The Perils of Autobiography


Autobiography is a real challenge, and I've just ripped through this one pretty quick- highly recommended. 'Full throttle' would be an easy sum up. But such a candid portrayal of the now successful Hollywood film-maker (she won prizes for Juno- just Google her) in her twenties is interesting as much for what it leaves out. 'Blow' for instance (I think) gets mentioned just once explicitly and then in the context of a room full of dancers doing 'blow' (just as they might on a regular basis). Drugs don't get mentioned at all until half way through. I mean, the subject was so delayed I was waiting for it with some enticipation; this being the USA and the scene seriously rock n' roll ( Cody's boyfriend is just that, even if he's also really nice and kind, and she reads Lester Bangs in her downtime at Sex World). This is hardly a problem with the book, since it upgrades your fascination, but it does bring the question what we decide to excise and the mechanisms whereby warts and all become a few warts.
In this one year, Cody certainly rides a roller coaster and only latterly, while working in a peepshow that pays weekly, has money in the bank. So why not admit? or at least discuss?

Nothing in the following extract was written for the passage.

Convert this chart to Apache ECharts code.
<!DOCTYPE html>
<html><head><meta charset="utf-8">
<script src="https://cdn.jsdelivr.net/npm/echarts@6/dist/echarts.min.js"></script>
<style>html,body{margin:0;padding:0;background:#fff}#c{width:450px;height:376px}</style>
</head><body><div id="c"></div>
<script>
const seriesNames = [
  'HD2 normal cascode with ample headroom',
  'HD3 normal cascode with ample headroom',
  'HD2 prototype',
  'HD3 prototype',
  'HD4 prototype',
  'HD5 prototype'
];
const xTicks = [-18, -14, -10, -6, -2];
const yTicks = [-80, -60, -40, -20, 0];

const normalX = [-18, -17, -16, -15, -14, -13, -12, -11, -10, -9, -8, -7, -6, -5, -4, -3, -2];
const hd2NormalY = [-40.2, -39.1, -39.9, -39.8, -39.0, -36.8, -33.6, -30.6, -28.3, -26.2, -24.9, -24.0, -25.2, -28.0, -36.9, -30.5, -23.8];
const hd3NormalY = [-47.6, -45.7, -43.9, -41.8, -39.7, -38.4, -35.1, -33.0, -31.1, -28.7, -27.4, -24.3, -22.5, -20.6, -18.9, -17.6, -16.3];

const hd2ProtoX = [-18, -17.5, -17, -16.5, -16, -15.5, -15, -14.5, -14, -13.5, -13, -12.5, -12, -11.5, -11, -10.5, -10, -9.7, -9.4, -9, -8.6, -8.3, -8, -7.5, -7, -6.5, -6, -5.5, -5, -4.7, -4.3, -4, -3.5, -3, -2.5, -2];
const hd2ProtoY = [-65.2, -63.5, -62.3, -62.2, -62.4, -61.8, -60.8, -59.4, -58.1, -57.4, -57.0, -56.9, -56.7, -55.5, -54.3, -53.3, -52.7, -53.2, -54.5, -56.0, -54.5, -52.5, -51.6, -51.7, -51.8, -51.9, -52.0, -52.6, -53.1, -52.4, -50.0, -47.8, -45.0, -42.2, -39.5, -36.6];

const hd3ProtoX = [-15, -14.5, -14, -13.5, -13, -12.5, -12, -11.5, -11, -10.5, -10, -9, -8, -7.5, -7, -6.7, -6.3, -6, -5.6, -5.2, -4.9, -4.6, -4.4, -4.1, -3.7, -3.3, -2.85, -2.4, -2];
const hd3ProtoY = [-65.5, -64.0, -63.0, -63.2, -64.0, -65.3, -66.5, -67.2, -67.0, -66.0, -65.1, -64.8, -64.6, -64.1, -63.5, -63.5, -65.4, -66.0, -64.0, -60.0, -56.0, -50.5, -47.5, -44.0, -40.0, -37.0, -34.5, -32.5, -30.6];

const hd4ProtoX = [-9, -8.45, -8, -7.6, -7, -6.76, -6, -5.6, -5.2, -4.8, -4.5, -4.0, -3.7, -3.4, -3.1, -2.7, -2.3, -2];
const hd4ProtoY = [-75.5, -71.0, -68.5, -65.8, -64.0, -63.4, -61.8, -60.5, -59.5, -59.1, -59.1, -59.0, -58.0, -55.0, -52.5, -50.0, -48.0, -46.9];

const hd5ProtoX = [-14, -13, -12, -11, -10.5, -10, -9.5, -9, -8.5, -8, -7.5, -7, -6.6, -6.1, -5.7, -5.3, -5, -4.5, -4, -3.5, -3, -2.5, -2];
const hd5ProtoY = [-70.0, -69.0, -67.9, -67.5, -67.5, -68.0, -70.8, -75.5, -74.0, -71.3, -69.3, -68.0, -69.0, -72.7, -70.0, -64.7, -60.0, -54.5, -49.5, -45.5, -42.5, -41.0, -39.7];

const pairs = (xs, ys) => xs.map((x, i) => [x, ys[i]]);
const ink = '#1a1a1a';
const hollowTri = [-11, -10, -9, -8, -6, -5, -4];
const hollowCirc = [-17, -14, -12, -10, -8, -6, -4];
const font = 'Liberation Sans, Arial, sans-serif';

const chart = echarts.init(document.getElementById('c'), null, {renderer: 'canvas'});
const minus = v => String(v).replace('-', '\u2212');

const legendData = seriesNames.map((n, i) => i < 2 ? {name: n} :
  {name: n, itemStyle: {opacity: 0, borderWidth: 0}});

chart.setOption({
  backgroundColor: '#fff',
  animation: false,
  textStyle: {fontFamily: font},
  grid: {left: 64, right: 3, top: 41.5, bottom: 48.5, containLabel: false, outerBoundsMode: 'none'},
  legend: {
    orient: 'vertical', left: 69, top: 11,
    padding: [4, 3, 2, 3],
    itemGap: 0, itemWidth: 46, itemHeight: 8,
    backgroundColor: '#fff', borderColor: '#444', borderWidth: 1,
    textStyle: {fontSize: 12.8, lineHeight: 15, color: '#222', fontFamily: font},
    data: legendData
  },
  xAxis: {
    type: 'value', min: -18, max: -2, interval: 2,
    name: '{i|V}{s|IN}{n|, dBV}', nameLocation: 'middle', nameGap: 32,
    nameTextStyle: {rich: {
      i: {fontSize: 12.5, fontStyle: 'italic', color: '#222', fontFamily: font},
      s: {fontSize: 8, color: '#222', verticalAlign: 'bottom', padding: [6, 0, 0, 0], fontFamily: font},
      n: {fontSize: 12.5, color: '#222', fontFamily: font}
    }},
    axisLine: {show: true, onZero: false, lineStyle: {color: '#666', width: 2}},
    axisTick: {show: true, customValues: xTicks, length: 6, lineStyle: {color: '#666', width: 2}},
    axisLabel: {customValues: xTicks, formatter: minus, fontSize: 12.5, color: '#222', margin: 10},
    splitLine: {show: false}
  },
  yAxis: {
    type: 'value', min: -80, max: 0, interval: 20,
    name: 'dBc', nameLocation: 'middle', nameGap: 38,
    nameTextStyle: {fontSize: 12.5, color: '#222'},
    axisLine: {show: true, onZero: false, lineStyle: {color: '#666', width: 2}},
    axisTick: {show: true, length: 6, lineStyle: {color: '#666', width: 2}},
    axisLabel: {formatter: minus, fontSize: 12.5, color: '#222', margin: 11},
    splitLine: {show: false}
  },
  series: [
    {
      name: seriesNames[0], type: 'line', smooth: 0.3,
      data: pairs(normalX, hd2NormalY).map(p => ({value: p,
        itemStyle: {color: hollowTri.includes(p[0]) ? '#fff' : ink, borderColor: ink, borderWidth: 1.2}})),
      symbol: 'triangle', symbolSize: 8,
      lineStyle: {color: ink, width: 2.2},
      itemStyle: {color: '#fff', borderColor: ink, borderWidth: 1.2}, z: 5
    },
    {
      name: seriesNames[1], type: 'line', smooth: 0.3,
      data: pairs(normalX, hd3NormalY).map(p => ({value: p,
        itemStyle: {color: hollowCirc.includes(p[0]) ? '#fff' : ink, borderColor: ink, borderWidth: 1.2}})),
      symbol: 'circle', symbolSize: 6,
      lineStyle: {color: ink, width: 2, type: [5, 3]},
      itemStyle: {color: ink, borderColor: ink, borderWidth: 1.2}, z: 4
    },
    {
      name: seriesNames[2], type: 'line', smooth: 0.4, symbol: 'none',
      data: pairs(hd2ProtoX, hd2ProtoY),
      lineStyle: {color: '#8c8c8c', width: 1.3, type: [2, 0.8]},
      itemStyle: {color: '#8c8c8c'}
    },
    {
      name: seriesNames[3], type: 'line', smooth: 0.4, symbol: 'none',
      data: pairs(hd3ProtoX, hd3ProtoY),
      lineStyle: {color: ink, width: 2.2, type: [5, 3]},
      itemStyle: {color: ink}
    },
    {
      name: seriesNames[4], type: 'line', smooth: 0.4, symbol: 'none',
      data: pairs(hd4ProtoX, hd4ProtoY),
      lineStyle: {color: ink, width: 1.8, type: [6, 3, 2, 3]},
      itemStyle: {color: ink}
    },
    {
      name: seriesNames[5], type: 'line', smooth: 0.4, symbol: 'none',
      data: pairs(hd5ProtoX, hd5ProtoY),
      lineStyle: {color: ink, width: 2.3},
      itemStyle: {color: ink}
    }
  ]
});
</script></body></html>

Perhaps it mirrors the creep of retroactive prosecution that has hit our shores, at least reputation stain. But surely we are not going to arrest Keith Richards for drugs or Jimmy Page for underage sex in 2014? It would be absurd. However, I guess, if there were suddenly complaints made (see Being Positive post below) this might conceivably happen. Everybody seems to want to see celebrities in the dock.
Perhaps it's because this autobiography is written a bit early, for since it was written, the author's career has gone up and up. There may be much to be said for writing these things not to get on in the world but after you've got there. Personally I shelved my novel in hope.

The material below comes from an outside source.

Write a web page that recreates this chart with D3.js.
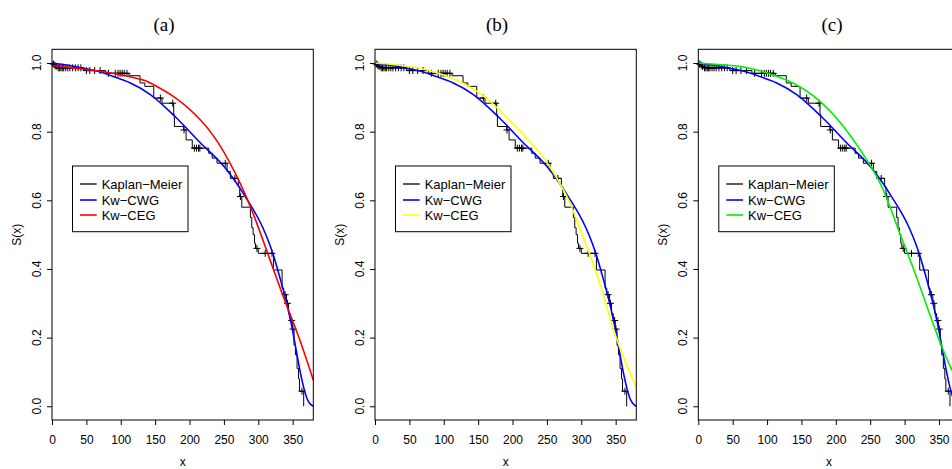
<!DOCTYPE html>
<html>
<head>
<meta charset="utf-8">
<script src="https://cdn.jsdelivr.net/npm/d3@7"></script>
<style>
  body { margin: 0; background: #fff; }
  svg { display: block; }
  text { font-family: "Liberation Sans", Arial, sans-serif; }
</style>
</head>
<body>
<svg id="chart" width="952" height="469"></svg>
<script>
// Kaplan-Meier steps (time of event, survival after it)
const kmTimes = [1, 3, 5, 8, 46, 78, 112, 128, 135, 148, 160, 177, 178, 191.5, 195, 204, 228, 233, 240, 254.6, 259.4, 271, 273, 276, 288.5, 290.5, 292.5, 294.5, 296, 300, 322, 334.6, 337, 341, 344, 346.5, 349.5, 352, 354, 356.4, 358.5, 360, 366];
const kmSurv  = [0.997, 0.994, 0.99, 0.986, 0.978, 0.97, 0.963, 0.942, 0.932, 0.898, 0.883, 0.85, 0.815, 0.805, 0.776, 0.752, 0.737, 0.723, 0.708, 0.684, 0.664, 0.64, 0.611, 0.58, 0.55, 0.52, 0.5, 0.475, 0.46, 0.4456, 0.397, 0.344, 0.325, 0.30, 0.27, 0.25, 0.225, 0.178, 0.15, 0.11, 0.08, 0.044, 0];
// censored times
const censTimes = [2, 4, 6, 9, 11, 13, 15, 17, 20, 23, 26, 30, 34, 38, 42, 50, 55, 62, 70, 82, 92, 96, 99, 102, 105, 109, 157.6, 175.6, 192, 207, 210, 213, 215, 252, 266, 274, 298, 310, 320, 339, 342.5, 348.5, 350.5, 363.5];

// Kw-CWG fitted survival (same in every panel)
const cwgX = [0, 25, 50, 70, 100, 114, 143, 180, 216, 252, 281, 306, 315, 322, 330, 340, 348, 355, 361, 366, 371, 375, 380];
const cwgS = [1.0, 0.993, 0.983, 0.974, 0.953, 0.942, 0.908, 0.842, 0.767, 0.694, 0.611, 0.523, 0.48, 0.44, 0.385, 0.31, 0.24, 0.165, 0.1, 0.055, 0.022, 0.008, 0.0];

// Kw-CEG fits, one per panel
const cegAX = [0, 30, 70, 100, 128, 143, 180, 216, 245, 274, 296, 320, 340, 360, 380];
const cegAS = [0.993, 0.986, 0.976, 0.966, 0.953, 0.942, 0.898, 0.834, 0.757, 0.648, 0.543, 0.41, 0.30, 0.195, 0.076];
const cegBX = [0, 50, 100, 150, 190, 225, 250, 270, 284, 296, 310, 325, 340, 350, 365, 380];
const cegBS = [1.0, 0.99, 0.965, 0.915, 0.845, 0.772, 0.71, 0.645, 0.59, 0.528, 0.455, 0.37, 0.27, 0.205, 0.125, 0.056];
const cegCX = [0, 40, 75, 133, 177, 211, 245, 269, 290, 313, 330, 348, 360, 369, 380];
const cegCS = [1.0, 0.994, 0.985, 0.946, 0.888, 0.815, 0.718, 0.63, 0.52, 0.4, 0.305, 0.205, 0.145, 0.105, 0.065];

const titles = ['(a)', '(b)', '(c)'];
const titleX = [164, 497, 832];
const cegColors = ['#ff0000', '#ffff00', '#00ee00'];
const cegSets = [[cegAX, cegAS], [cegBX, cegBS], [cegCX, cegCS]];
const panelLeft = [52, 375, 698.3];
const legendLabels = ['Kaplan\u2212Meier', 'Kw\u2212CWG', 'Kw\u2212CEG'];

const xTicks = [0, 50, 100, 150, 200, 250, 300, 350];
const yTicks = [0.0, 0.2, 0.4, 0.6, 0.8, 1.0];

const svg = d3.select('#chart');
const pw = 261.3, plotTop = 49.3, plotBottom = 420;

function stepS(t) {
  let s = 1;
  for (let i = 0; i < kmTimes.length; i++) if (kmTimes[i] <= t) s = kmSurv[i];
  return s;
}

panelLeft.forEach((left, p) => {
  const x = d3.scaleLinear().domain([0, 380]).range([left, left + pw]);
  const y = d3.scaleLinear().domain([-0.04, 1.04]).range([plotBottom, plotTop]);
  const g = svg.append('g');

  svg.append('text')
    .attr('x', titleX[p]).attr('y', 31)
    .attr('text-anchor', 'middle')
    .style('font-family', '"Liberation Serif", "DejaVu Serif", serif')
    .style('font-size', '19px')
    .text(titles[p]);

  // KM step path
  const pts = [[0, 1]];
  let prev = 1;
  kmTimes.forEach((t, i) => { pts.push([t, prev]); pts.push([t, kmSurv[i]]); prev = kmSurv[i]; });
  g.append('path')
    .attr('d', d3.line().x(d => x(d[0])).y(d => y(d[1]))(pts))
    .attr('fill', 'none').attr('stroke', '#000').attr('stroke-width', 1);

  // censor marks
  censTimes.forEach(t => {
    const cx = x(t), cy = y(stepS(t));
    g.append('path')
      .attr('d', `M${cx - 3.5},${cy}H${cx + 3.5}M${cx},${cy - 3.5}V${cy + 3.5}`)
      .attr('stroke', '#000').attr('stroke-width', 1);
  });

  const line = d3.line().x(d => x(d[0])).y(d => y(d[1]));
  g.append('path')
    .attr('d', line.curve(d3.curveMonotoneX)(cwgX.map((v, i) => [v, cwgS[i]])))
    .attr('fill', 'none').attr('stroke', '#0000ff').attr('stroke-width', 1.6);
  const [cx, cs] = cegSets[p];
  g.append('path')
    .attr('d', line.curve(d3.curveNatural)(cx.map((v, i) => [v, cs[i]])))
    .attr('fill', 'none').attr('stroke', cegColors[p]).attr('stroke-width', 1.6);

  // box
  svg.append('rect')
    .attr('x', left).attr('y', plotTop).attr('width', pw).attr('height', plotBottom - plotTop)
    .attr('fill', 'none').attr('stroke', '#000').attr('stroke-width', 1);

  // x axis
  const xa = svg.append('g').attr('transform', `translate(0,${plotBottom})`)
    .call(d3.axisBottom(x).tickValues(xTicks).tickSize(5).tickPadding(10).tickSizeOuter(0));
  xa.select('.domain').remove();
  xa.selectAll('text').style('font-size', '12px').style('font-family', '"Liberation Sans", Arial, sans-serif');

  // y axis
  const ya = svg.append('g').attr('transform', `translate(${left},0)`)
    .call(d3.axisLeft(y).tickValues(yTicks).tickSize(5).tickFormat(d3.format('.1f')));
  ya.select('.domain').remove();
  ya.selectAll('text').remove();
  yTicks.forEach(v => {
    svg.append('text')
      .attr('transform', `translate(${left - 11},${y(v)}) rotate(-90)`)
      .attr('text-anchor', 'middle')
      .style('font-size', '12px')
      .text(d3.format('.1f')(v));
  });

  svg.append('text')
    .attr('x', left + pw / 2).attr('y', 466)
    .attr('text-anchor', 'middle').style('font-size', '12px').text('x');
  svg.append('text')
    .attr('transform', `translate(${left - 31},${(plotTop + plotBottom) / 2}) rotate(-90)`)
    .attr('text-anchor', 'middle').style('font-size', '12px').text('S(x)');

  // legend
  const lg = svg.append('g').attr('transform', `translate(${left + 20.5},166)`);
  lg.append('rect').attr('width', 115.5).attr('height', 65.7)
    .attr('fill', '#fff').attr('stroke', '#000').attr('stroke-width', 1);
  const lc = ['#000', '#0000ff', cegColors[p]];
  [18, 34, 49].forEach((ry, i) => {
    lg.append('line').attr('x1', 7.5).attr('x2', 24.2).attr('y1', ry).attr('y2', ry)
      .attr('stroke', lc[i]).attr('stroke-width', i === 0 ? 1.3 : 1.6);
    lg.append('text').attr('x', 29.2).attr('y', ry + 4.5)
      .style('font-size', '13px').text(legendLabels[i]);
  });
});
</script>
</body>
</html>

And there are even problems to casting the thing as a novel. I read the other day that most of John Updike's output can largely be considered autobiographical, which makes his description as 'a penis with a thesaurus attached' more interesting than it might usually be. Thank god he's dead so he doesn't have to face the present climate.
P.S Contextually the reason I'm reading all this stuff (wait till I get to the cat book) is because it's exam time, and I need distractions.